It started as an Amiga app that then evolved into a Mac, then a Mac/Windows app, then a Mac/Windows/IRIX app. The functionality is exactly the same though the SGI version can load a LOT larger data sets (128MB of RAM was all a mac of the era could handle). UI wise, they are all pretty similar. I think I still have an old Mac copy.

I would love to see someone recreate Matador on a modern platform like OS X..
creepingfur wrote:
I would love to see someone recreate Matador on a modern platform like OS X..

What makes OS X a "modern platform" ? And why would you want to recreate something from the 1870's on a "modern platform" if modernity is such an advantage ?

Just curious.
hamei wrote:
creepingfur wrote:
I would love to see someone recreate Matador on a modern platform like OS X..

What makes OS X a "modern platform" ? And why would you want to recreate something from the 1870's on a "modern platform" if modernity is such an advantage ?

Just curious.


Nice, I'll bite, because this one is obvious.

What makes OS X a "modern platform" compared to IRIX is active development and support for hardware sold after 2006. The technical merits of any OS are up for debate - but the fact that IRIX doesn't run on any new hardware and probably never will return makes it no longer a "modern platform."

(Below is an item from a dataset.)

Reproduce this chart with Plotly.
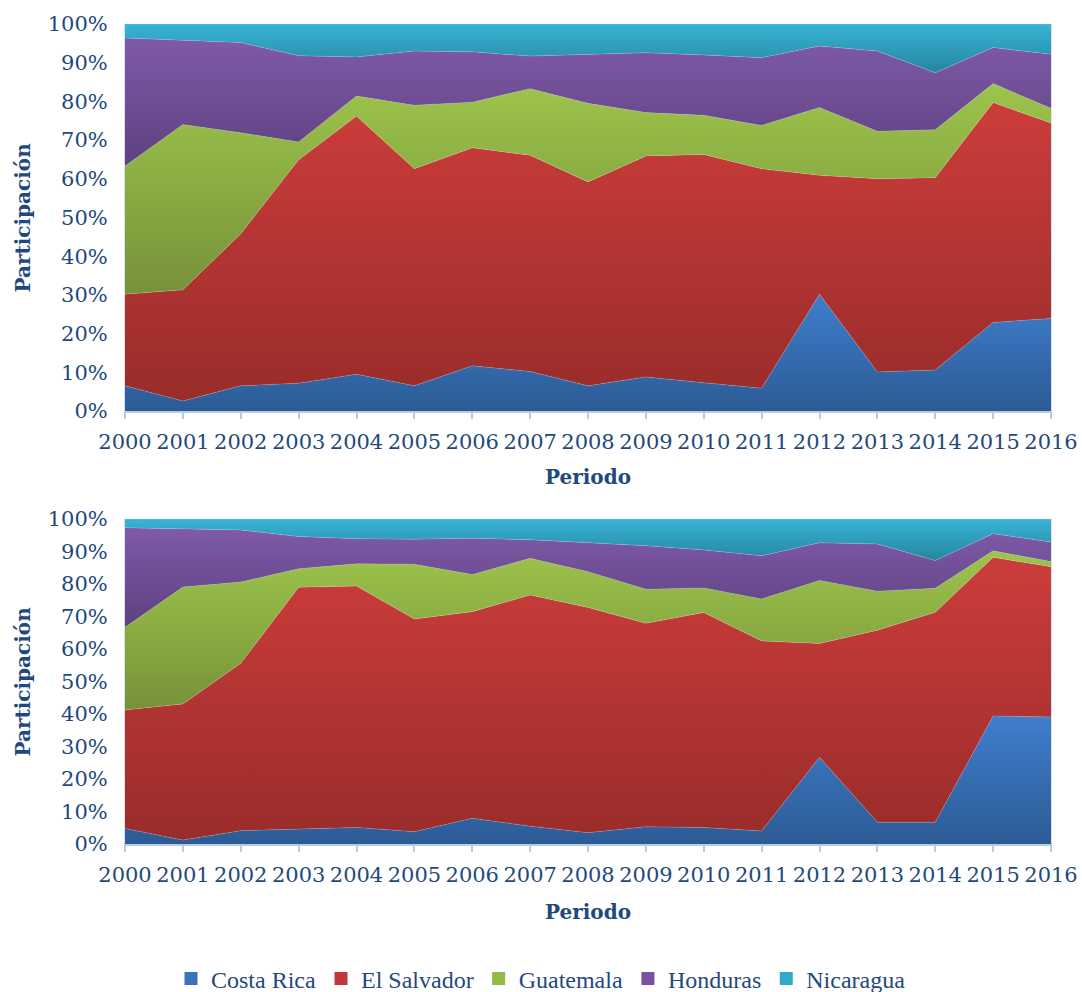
import numpy as np
import plotly.graph_objects as go

years = list(range(2000, 2017))
countries = ["Costa Rica", "El Salvador", "Guatemala", "Honduras", "Nicaragua"]

# Top chart shares (%)
top_costa_rica = [6.5, 2.6, 6.5, 7.2, 9.5, 6.5, 11.7, 10.2, 6.5, 8.8, 7.3, 5.9, 30.2, 10.1, 10.6, 22.9, 23.9]
top_el_salvador = [23.7, 28.7, 39.3, 57.7, 66.7, 56.1, 56.3, 55.9, 52.7, 57.1, 59.0, 56.7, 30.7, 49.9, 49.7, 56.8, 50.5]
top_guatemala = [33.1, 42.7, 26.1, 4.6, 5.2, 16.4, 11.8, 17.2, 20.3, 11.2, 10.1, 11.2, 17.5, 12.3, 12.4, 4.9, 3.8]
top_honduras = [33.1, 21.8, 23.3, 22.3, 10.1, 14.0, 13.0, 8.4, 12.7, 15.5, 15.6, 17.5, 15.9, 20.7, 14.7, 9.3, 14.0]
top_nicaragua = [3.6, 4.2, 4.8, 8.2, 8.5, 7.0, 7.2, 8.3, 7.8, 7.4, 8.0, 8.7, 5.7, 7.0, 12.6, 6.1, 7.8]

# Bottom chart shares (%)
bot_costa_rica = [4.8, 1.2, 4.1, 4.6, 5.1, 3.8, 7.9, 5.5, 3.5, 5.3, 5.1, 4.0, 26.7, 6.7, 6.7, 39.4, 39.1]
bot_el_salvador = [36.4, 41.9, 51.5, 74.4, 74.3, 65.4, 63.6, 71.1, 69.3, 62.6, 66.1, 58.5, 35.0, 59.1, 64.6, 48.8, 46.2]
bot_guatemala = [25.5, 36.0, 25.0, 5.7, 6.8, 16.9, 11.4, 11.3, 11.0, 10.5, 7.6, 12.9, 19.4, 12.0, 7.4, 2.0, 1.6]
bot_honduras = [30.6, 17.8, 16.0, 9.9, 7.7, 7.7, 11.2, 5.7, 9.0, 13.4, 11.7, 13.3, 11.6, 14.5, 8.5, 5.3, 6.0]
bot_nicaragua = [2.7, 3.1, 3.4, 5.4, 6.1, 6.2, 5.9, 6.4, 7.2, 8.2, 9.5, 11.3, 7.3, 7.7, 12.8, 4.5, 7.1]

y_ticks = [0, 10, 20, 30, 40, 50, 60, 70, 80, 90, 100]
y_tick_text = [f"{v}%" for v in y_ticks]

# gradient colours: (bottom/dark, top/light)
grad = [
    ("#2B5B95", "#3F7ECD"),
    ("#992C2A", "#CC3D3B"),
    ("#76923A", "#9DC44B"),
    ("#5D4180", "#7F5AA8"),
    ("#25859F", "#39B4D6"),
]
legend_col = ["#3A73BC", "#C0393A", "#93B949", "#7652A0", "#33A9CA"]

TXT = "#1F497D"
FONT = "DejaVu Serif"

fig = go.Figure()

def add_chart(series, xa, ya):
    arr = np.array(series, dtype=float)
    norm = arr / arr.sum(axis=0) * 100.0
    cum = np.cumsum(norm, axis=0)
    lower = np.vstack([np.zeros(arr.shape[1]), cum[:-1]])
    for i, name in enumerate(countries):
        dark, light = grad[i]
        fig.add_trace(go.Scatter(
            x=years, y=list(series[i]), name=name,
            stackgroup="s" + xa, groupnorm="percent",
            mode="lines", line=dict(width=0.6, color="rgba(255,255,255,0.25)"),
            fillcolor=legend_col[i],
            fillgradient=dict(type="vertical",
                              start=float(lower[i].min()), stop=float(cum[i].max()),
                              colorscale=[[0, dark], [1, light]]),
            xaxis=xa, yaxis=ya, showlegend=False,
            hoverinfo="x+y+name",
        ))

add_chart([top_costa_rica, top_el_salvador, top_guatemala, top_honduras, top_nicaragua], "x", "y")
add_chart([bot_costa_rica, bot_el_salvador, bot_guatemala, bot_honduras, bot_nicaragua], "x2", "y2")

# legend entries (square swatches)
for i, name in enumerate(countries):
    fig.add_trace(go.Scatter(
        x=[None], y=[None], name=name, mode="markers",
        marker=dict(symbol="square", size=13, color=legend_col[i],
                    line=dict(width=0)),
        showlegend=True, xaxis="x2", yaxis="y2",
    ))

W, H = 1082, 992
def px_x(p): return p / W
def px_y(p): return 1 - p / H

xdom = [px_x(125), px_x(1051)]
axis_x = dict(range=[2000, 2016], tickvals=years, ticktext=[str(y) for y in years],
              showgrid=False, zeroline=False, showline=True, linecolor="#B7CBE3", linewidth=1.5,
              ticks="outside", ticklen=6, tickcolor="#B7CBE3", tickwidth=1.5,
              tickfont=dict(family=FONT, size=21, color=TXT), mirror=False,
              ticklabelstandoff=5, automargin=False)
axis_y = dict(range=[0, 100], tickvals=y_ticks, ticktext=y_tick_text,
              showgrid=False, zeroline=False, showline=True, linecolor="#D6E2F0", linewidth=1,
              ticks="", tickfont=dict(family=FONT, size=21, color=TXT), mirror=True,
              ticklabelstandoff=12, automargin=False)

fig.update_layout(
    width=W, height=H,
    margin=dict(l=0, r=0, t=0, b=0, autoexpand=False),
    paper_bgcolor="white", plot_bgcolor="white",
    xaxis=dict(axis_x, domain=xdom, anchor="y"),
    yaxis=dict(axis_y, domain=[px_y(411), px_y(24)], anchor="x"),
    xaxis2=dict(axis_x, domain=xdom, anchor="y2"),
    yaxis2=dict(axis_y, domain=[px_y(844), px_y(519)], anchor="x2"),
    legend=dict(orientation="h", x=0.5, xanchor="center", y=px_y(979), yanchor="middle",
                font=dict(family="Liberation Serif", size=24, color=TXT),
                itemwidth=30, traceorder="normal", bgcolor="rgba(0,0,0,0)"),
    showlegend=True,
)

ann = []
for ycen in [(24 + 411) / 2, (519 + 844) / 2]:
    ann.append(dict(text="<b>Participación</b>", x=px_x(22), y=px_y(ycen), xref="paper", yref="paper",
                    textangle=-90, showarrow=False, xanchor="center", yanchor="middle",
                    font=dict(family=FONT, size=20, color=TXT)))
for ycen in [477, 912]:
    ann.append(dict(text="<b>Periodo</b>", x=px_x(588), y=px_y(ycen), xref="paper", yref="paper",
                    showarrow=False, xanchor="center", yanchor="middle",
                    font=dict(family=FONT, size=20, color=TXT)))
fig.update_layout(annotations=ann)

fig.write_html("out.html", config={"displayModeBar": False},
               post_script="document.body.style.margin='0';")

And that's why you'd recreate something on a "modern platform" - to take advantage of the speed and power of new hardware. Plus, while you were at it "recreating," the software would probably emerge from the "1870s" you speak of with modern features as well, possibly by accident (for example support for more modern container, compression, and interchange formats).

At any rate, Matador is an awesome app that I'd love to see stick around in some form or another.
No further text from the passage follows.